Italietta o, peggio, italiaccia

Questo articolo è uscito ieri su il Venezia Epolis.

Mentre l’offensiva verso il nemico Rom (e rumeno) assume toni da rappresaglia e gli italiani, la maggior parte di loro, plaudono gaudenti, convinti che questa sia la soluzione a tutti i mali di questo sgangherato e vegognoso paese, mentre Marco Travaglio diventa il primo bersaglio bipartisan di una nuova legislatura, mentre ciò che resta dell’opposizione si cosparge il capo e l’animo di zucchero a velo e si prepara a essere il più gradevole scendiletto del governo più reazionario d’Europa, mentre un ministro dichiara che impiegherà l’esercito per ripulire il paese da chi è diverso da noi, mentre accade tutto questo, altri italiani, la minoranza, si guardano attorno. Perplessi. Turbati. Smarriti. E si domandano che fare, domanda che si mescola a uno sconcerto colossale e assoluto, sradicati da quelle certezze che molti erano riusciti a mettere insieme con meticolosa pazienza, costruite giorno dopo giorno attraverso letture, conversazioni, riflessioni, studi, viaggi, conoscenze, approfondimenti.
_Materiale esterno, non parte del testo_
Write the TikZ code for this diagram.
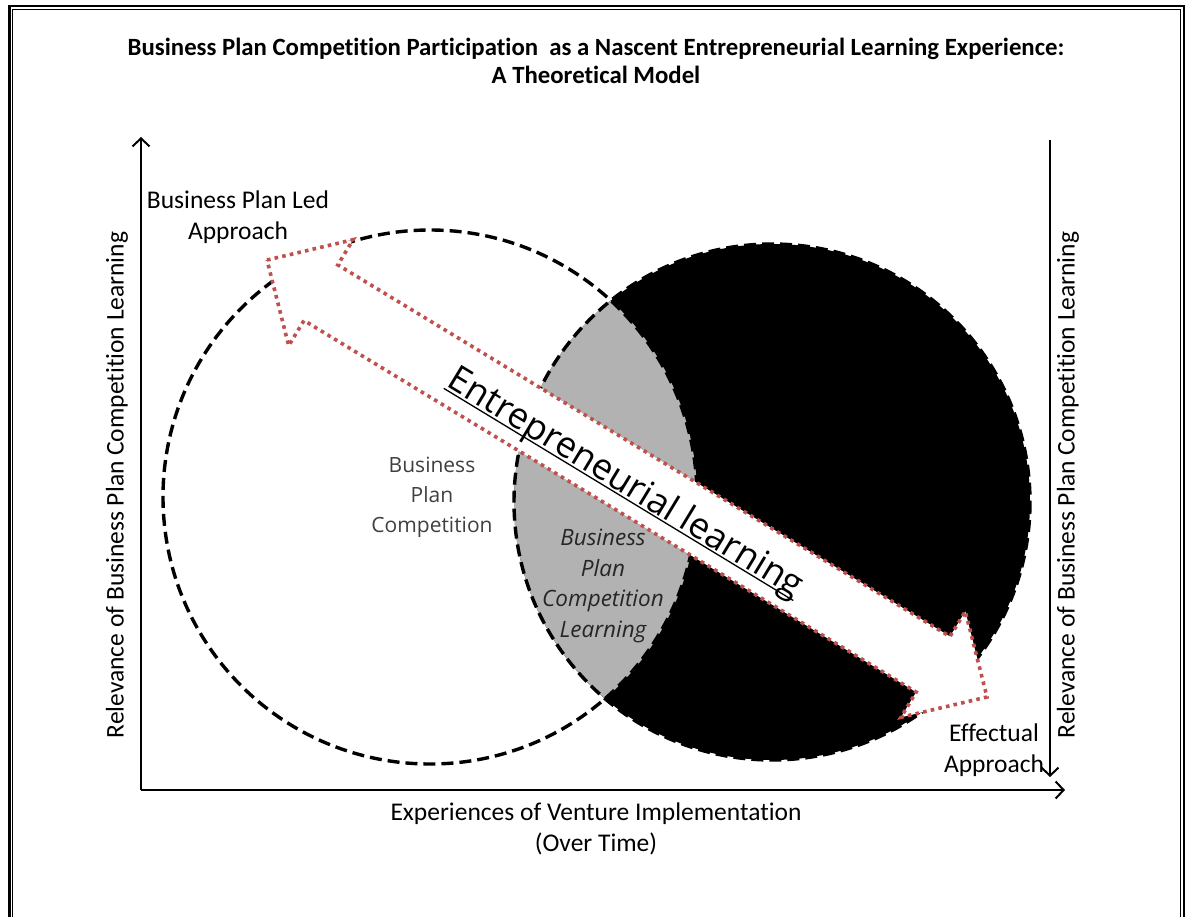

Il percorso doveroso, insomma, che dovrebbe riguardare ogni essere umano e che qui, da un quindicennio, è stato sostituito da una autorefenzialità catodica capace di sfracellare un evidentemente fragilissimo senso critico e civico. È come se in pochi anni le coscienze di gran parte di questo paese fossero finite dentro a un frullatore. Abbiamo scoperto in fretta che valori, senso civico, solidarietà, tolleranza (termini oggi ridicolizzati dalle istituzioni stesse), erano solo scorza, buccia. Dentro c’era poco, animi acidi pronti a impregnarsi di demagogia, di facili e falsi slogan oggi scolpiti nell’immaginario collettivo di questo paese. Sembra un’impresa titanica, adesso, provare a invertire questa deriva pericolosa. E ci guardiamo intorno, disorientati, mentre gli altri smantellano. Ci domandiamo che cosa fare senza sapere da dove incominciare, tali e tante – troppe – sono le cose che ci stanno sfuggendo da ogni lato, irriconoscibili per come lo abbiamo conosciuto e come lo avremmo voluto, noi, questo nostro paese chiamato Italia. Smarriti, delusi, sconcertati, schifati. Che fare? Scrivere, intanto. Ché, per quanto mi riguarda, è l’unica cosa – oggi ritenuta inutile – che so fare.